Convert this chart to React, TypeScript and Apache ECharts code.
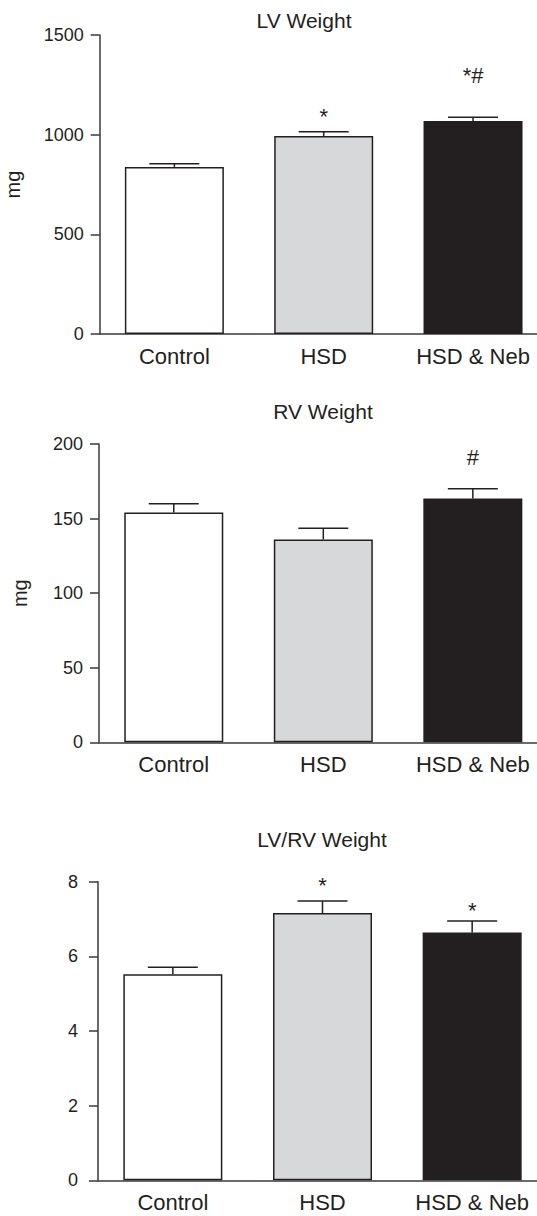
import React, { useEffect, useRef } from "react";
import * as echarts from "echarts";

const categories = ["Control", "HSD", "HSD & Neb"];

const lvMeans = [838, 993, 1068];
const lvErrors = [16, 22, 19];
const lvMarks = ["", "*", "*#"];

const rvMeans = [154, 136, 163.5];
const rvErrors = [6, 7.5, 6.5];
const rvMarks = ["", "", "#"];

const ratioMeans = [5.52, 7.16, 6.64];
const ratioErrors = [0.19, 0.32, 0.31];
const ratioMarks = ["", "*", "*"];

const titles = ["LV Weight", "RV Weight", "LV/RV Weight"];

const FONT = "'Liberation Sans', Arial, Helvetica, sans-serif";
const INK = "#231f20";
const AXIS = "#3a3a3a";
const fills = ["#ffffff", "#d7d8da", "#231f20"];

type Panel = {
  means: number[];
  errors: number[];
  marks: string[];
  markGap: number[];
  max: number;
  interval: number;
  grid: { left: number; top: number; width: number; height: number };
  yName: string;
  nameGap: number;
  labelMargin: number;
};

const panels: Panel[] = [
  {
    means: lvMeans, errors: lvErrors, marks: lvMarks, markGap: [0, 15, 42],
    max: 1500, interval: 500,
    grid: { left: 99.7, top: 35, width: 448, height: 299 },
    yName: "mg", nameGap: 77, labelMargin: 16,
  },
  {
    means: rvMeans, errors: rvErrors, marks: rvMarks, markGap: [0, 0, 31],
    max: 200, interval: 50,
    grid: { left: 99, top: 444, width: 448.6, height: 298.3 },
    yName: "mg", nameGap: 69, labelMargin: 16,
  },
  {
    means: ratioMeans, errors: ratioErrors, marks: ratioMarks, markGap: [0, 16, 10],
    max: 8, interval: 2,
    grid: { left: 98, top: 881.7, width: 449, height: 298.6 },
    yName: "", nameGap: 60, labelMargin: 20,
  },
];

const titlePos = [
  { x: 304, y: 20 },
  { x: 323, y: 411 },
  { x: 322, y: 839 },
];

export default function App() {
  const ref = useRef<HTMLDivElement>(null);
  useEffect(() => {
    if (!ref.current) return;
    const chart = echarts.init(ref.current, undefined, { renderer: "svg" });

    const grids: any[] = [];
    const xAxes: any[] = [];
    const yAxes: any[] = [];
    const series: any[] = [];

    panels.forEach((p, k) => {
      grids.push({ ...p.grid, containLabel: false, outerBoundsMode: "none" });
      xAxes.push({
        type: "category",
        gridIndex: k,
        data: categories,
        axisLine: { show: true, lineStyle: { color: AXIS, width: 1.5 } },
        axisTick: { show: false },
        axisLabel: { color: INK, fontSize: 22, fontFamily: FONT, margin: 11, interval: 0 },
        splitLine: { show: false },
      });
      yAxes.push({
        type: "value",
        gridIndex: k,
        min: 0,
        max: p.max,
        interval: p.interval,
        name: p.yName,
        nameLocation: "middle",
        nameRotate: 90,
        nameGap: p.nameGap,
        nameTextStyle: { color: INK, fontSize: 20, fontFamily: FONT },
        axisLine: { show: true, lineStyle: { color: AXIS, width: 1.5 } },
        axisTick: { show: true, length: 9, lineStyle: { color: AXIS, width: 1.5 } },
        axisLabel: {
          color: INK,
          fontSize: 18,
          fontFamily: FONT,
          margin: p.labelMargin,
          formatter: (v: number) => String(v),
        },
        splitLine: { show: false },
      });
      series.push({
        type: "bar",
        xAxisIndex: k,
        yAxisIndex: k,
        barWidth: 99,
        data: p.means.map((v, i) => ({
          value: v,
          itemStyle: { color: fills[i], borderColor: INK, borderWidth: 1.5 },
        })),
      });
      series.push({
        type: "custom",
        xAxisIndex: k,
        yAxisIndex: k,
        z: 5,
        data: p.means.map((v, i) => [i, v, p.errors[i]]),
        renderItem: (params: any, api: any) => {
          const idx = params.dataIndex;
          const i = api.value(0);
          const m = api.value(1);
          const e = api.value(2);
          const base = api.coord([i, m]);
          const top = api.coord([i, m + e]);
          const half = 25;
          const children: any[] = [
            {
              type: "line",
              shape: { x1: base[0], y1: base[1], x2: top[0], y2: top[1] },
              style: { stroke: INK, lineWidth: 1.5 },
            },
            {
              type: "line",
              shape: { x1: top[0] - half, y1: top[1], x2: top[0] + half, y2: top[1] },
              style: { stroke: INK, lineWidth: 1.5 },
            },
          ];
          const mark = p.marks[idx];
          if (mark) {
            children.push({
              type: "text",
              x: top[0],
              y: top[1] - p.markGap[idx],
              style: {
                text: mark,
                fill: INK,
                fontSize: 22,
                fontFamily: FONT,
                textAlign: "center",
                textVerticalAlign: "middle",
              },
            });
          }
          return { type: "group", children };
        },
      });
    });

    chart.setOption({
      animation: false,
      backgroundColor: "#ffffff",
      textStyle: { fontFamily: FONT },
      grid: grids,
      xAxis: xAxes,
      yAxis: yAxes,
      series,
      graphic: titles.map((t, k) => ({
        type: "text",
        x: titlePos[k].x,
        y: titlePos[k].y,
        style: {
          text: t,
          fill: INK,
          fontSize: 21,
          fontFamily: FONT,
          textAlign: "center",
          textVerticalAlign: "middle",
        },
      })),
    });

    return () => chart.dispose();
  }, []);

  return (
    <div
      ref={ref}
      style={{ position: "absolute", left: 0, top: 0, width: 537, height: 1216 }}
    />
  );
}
● ● ● ● ●
## TASK GOAL:
Restate the data word for word from its first line through the line with "const series: any[] = [];", leaving out any picture along the way.

## TASK OUTPUT:
Convert this chart to React, TypeScript and Apache ECharts code.
import React, { useEffect, useRef } from "react";
import * as echarts from "echarts";

const categories = ["Control", "HSD", "HSD & Neb"];

const lvMeans = [838, 993, 1068];
const lvErrors = [16, 22, 19];
const lvMarks = ["", "*", "*#"];

const rvMeans = [154, 136, 163.5];
const rvErrors = [6, 7.5, 6.5];
const rvMarks = ["", "", "#"];

const ratioMeans = [5.52, 7.16, 6.64];
const ratioErrors = [0.19, 0.32, 0.31];
const ratioMarks = ["", "*", "*"];

const titles = ["LV Weight", "RV Weight", "LV/RV Weight"];

const FONT = "'Liberation Sans', Arial, Helvetica, sans-serif";
const INK = "#231f20";
const AXIS = "#3a3a3a";
const fills = ["#ffffff", "#d7d8da", "#231f20"];

type Panel = {
  means: number[];
  errors: number[];
  marks: string[];
  markGap: number[];
  max: number;
  interval: number;
  grid: { left: number; top: number; width: number; height: number };
  yName: string;
  nameGap: number;
  labelMargin: number;
};

const panels: Panel[] = [
  {
    means: lvMeans, errors: lvErrors, marks: lvMarks, markGap: [0, 15, 42],
    max: 1500, interval: 500,
    grid: { left: 99.7, top: 35, width: 448, height: 299 },
    yName: "mg", nameGap: 77, labelMargin: 16,
  },
  {
    means: rvMeans, errors: rvErrors, marks: rvMarks, markGap: [0, 0, 31],
    max: 200, interval: 50,
    grid: { left: 99, top: 444, width: 448.6, height: 298.3 },
    yName: "mg", nameGap: 69, labelMargin: 16,
  },
  {
    means: ratioMeans, errors: ratioErrors, marks: ratioMarks, markGap: [0, 16, 10],
    max: 8, interval: 2,
    grid: { left: 98, top: 881.7, width: 449, height: 298.6 },
    yName: "", nameGap: 60, labelMargin: 20,
  },
];

const titlePos = [
  { x: 304, y: 20 },
  { x: 323, y: 411 },
  { x: 322, y: 839 },
];

export default function App() {
  const ref = useRef<HTMLDivElement>(null);
  useEffect(() => {
    if (!ref.current) return;
    const chart = echarts.init(ref.current, undefined, { renderer: "svg" });

    const grids: any[] = [];
    const xAxes: any[] = [];
    const yAxes: any[] = [];
    const series: any[] = [];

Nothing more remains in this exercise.